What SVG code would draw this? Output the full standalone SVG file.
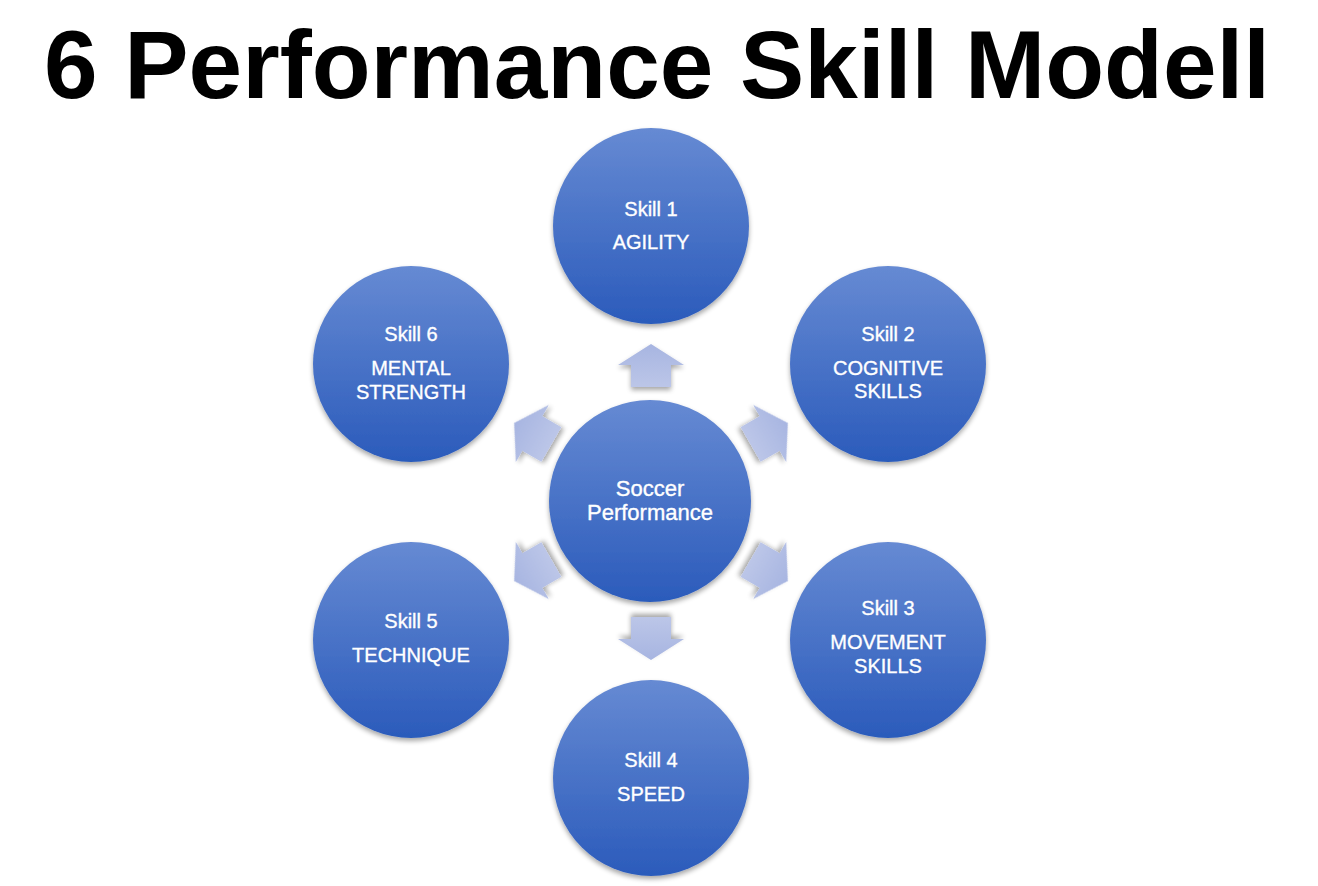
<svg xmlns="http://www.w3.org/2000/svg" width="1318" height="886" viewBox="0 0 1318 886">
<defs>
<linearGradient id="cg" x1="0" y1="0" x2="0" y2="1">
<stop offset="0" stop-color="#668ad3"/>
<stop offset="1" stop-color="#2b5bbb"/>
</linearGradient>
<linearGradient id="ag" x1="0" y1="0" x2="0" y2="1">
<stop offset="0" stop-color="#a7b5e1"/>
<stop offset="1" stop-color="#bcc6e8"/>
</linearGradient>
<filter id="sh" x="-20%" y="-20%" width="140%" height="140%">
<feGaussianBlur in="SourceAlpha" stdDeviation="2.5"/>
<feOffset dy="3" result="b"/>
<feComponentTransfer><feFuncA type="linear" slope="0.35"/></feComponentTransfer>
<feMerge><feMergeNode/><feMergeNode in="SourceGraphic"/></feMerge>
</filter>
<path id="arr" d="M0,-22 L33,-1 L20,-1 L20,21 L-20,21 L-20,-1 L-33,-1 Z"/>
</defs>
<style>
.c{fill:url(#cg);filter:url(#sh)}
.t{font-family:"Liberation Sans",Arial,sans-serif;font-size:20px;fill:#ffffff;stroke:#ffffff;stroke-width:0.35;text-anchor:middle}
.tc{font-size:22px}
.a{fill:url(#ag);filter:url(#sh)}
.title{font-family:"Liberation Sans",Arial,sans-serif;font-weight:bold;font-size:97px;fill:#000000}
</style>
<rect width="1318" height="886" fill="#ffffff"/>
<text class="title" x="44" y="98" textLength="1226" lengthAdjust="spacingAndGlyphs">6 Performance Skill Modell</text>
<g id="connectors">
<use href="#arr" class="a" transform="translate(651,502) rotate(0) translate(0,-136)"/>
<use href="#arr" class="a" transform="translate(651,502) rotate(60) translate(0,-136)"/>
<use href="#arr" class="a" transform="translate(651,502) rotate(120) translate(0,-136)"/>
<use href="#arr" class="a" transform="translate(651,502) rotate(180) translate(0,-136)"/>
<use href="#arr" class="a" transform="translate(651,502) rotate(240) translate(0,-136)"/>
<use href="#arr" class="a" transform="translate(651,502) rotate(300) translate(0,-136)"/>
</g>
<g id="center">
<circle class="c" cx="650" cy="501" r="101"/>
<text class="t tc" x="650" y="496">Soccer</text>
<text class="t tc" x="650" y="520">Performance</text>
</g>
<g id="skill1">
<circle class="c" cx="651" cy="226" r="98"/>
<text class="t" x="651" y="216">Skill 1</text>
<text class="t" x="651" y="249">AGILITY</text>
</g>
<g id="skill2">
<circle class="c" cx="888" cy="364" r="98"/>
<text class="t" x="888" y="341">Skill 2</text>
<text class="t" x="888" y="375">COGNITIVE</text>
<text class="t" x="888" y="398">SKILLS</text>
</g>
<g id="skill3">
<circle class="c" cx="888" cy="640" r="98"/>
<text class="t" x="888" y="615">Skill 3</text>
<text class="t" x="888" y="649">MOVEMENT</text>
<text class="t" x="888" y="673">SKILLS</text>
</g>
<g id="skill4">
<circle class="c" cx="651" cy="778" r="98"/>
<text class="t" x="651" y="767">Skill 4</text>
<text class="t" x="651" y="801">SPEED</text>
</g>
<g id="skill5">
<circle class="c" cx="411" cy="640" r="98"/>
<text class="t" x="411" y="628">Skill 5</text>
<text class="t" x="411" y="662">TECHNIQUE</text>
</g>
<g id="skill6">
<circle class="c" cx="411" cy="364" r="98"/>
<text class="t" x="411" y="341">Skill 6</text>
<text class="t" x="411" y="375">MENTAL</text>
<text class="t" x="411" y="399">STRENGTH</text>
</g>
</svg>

• [Requirements]:
Repeat the lines above exactly, and keep every picture out.

• [Answer in full]:
What SVG code would draw this? Output the full standalone SVG file.
<svg xmlns="http://www.w3.org/2000/svg" width="1318" height="886" viewBox="0 0 1318 886">
<defs>
<linearGradient id="cg" x1="0" y1="0" x2="0" y2="1">
<stop offset="0" stop-color="#668ad3"/>
<stop offset="1" stop-color="#2b5bbb"/>
</linearGradient>
<linearGradient id="ag" x1="0" y1="0" x2="0" y2="1">
<stop offset="0" stop-color="#a7b5e1"/>
<stop offset="1" stop-color="#bcc6e8"/>
</linearGradient>
<filter id="sh" x="-20%" y="-20%" width="140%" height="140%">
<feGaussianBlur in="SourceAlpha" stdDeviation="2.5"/>
<feOffset dy="3" result="b"/>
<feComponentTransfer><feFuncA type="linear" slope="0.35"/></feComponentTransfer>
<feMerge><feMergeNode/><feMergeNode in="SourceGraphic"/></feMerge>
</filter>
<path id="arr" d="M0,-22 L33,-1 L20,-1 L20,21 L-20,21 L-20,-1 L-33,-1 Z"/>
</defs>
<style>
.c{fill:url(#cg);filter:url(#sh)}
.t{font-family:"Liberation Sans",Arial,sans-serif;font-size:20px;fill:#ffffff;stroke:#ffffff;stroke-width:0.35;text-anchor:middle}
.tc{font-size:22px}
.a{fill:url(#ag);filter:url(#sh)}
.title{font-family:"Liberation Sans",Arial,sans-serif;font-weight:bold;font-size:97px;fill:#000000}
</style>
<rect width="1318" height="886" fill="#ffffff"/>
<text class="title" x="44" y="98" textLength="1226" lengthAdjust="spacingAndGlyphs">6 Performance Skill Modell</text>
<g id="connectors">
<use href="#arr" class="a" transform="translate(651,502) rotate(0) translate(0,-136)"/>
<use href="#arr" class="a" transform="translate(651,502) rotate(60) translate(0,-136)"/>
<use href="#arr" class="a" transform="translate(651,502) rotate(120) translate(0,-136)"/>
<use href="#arr" class="a" transform="translate(651,502) rotate(180) translate(0,-136)"/>
<use href="#arr" class="a" transform="translate(651,502) rotate(240) translate(0,-136)"/>
<use href="#arr" class="a" transform="translate(651,502) rotate(300) translate(0,-136)"/>
</g>
<g id="center">
<circle class="c" cx="650" cy="501" r="101"/>
<text class="t tc" x="650" y="496">Soccer</text>
<text class="t tc" x="650" y="520">Performance</text>
</g>
<g id="skill1">
<circle class="c" cx="651" cy="226" r="98"/>
<text class="t" x="651" y="216">Skill 1</text>
<text class="t" x="651" y="249">AGILITY</text>
</g>
<g id="skill2">
<circle class="c" cx="888" cy="364" r="98"/>
<text class="t" x="888" y="341">Skill 2</text>
<text class="t" x="888" y="375">COGNITIVE</text>
<text class="t" x="888" y="398">SKILLS</text>
</g>
<g id="skill3">
<circle class="c" cx="888" cy="640" r="98"/>
<text class="t" x="888" y="615">Skill 3</text>
<text class="t" x="888" y="649">MOVEMENT</text>
<text class="t" x="888" y="673">SKILLS</text>
</g>
<g id="skill4">
<circle class="c" cx="651" cy="778" r="98"/>
<text class="t" x="651" y="767">Skill 4</text>
<text class="t" x="651" y="801">SPEED</text>
</g>
<g id="skill5">
<circle class="c" cx="411" cy="640" r="98"/>
<text class="t" x="411" y="628">Skill 5</text>
<text class="t" x="411" y="662">TECHNIQUE</text>
</g>
<g id="skill6">
<circle class="c" cx="411" cy="364" r="98"/>
<text class="t" x="411" y="341">Skill 6</text>
<text class="t" x="411" y="375">MENTAL</text>
<text class="t" x="411" y="399">STRENGTH</text>
</g>
</svg>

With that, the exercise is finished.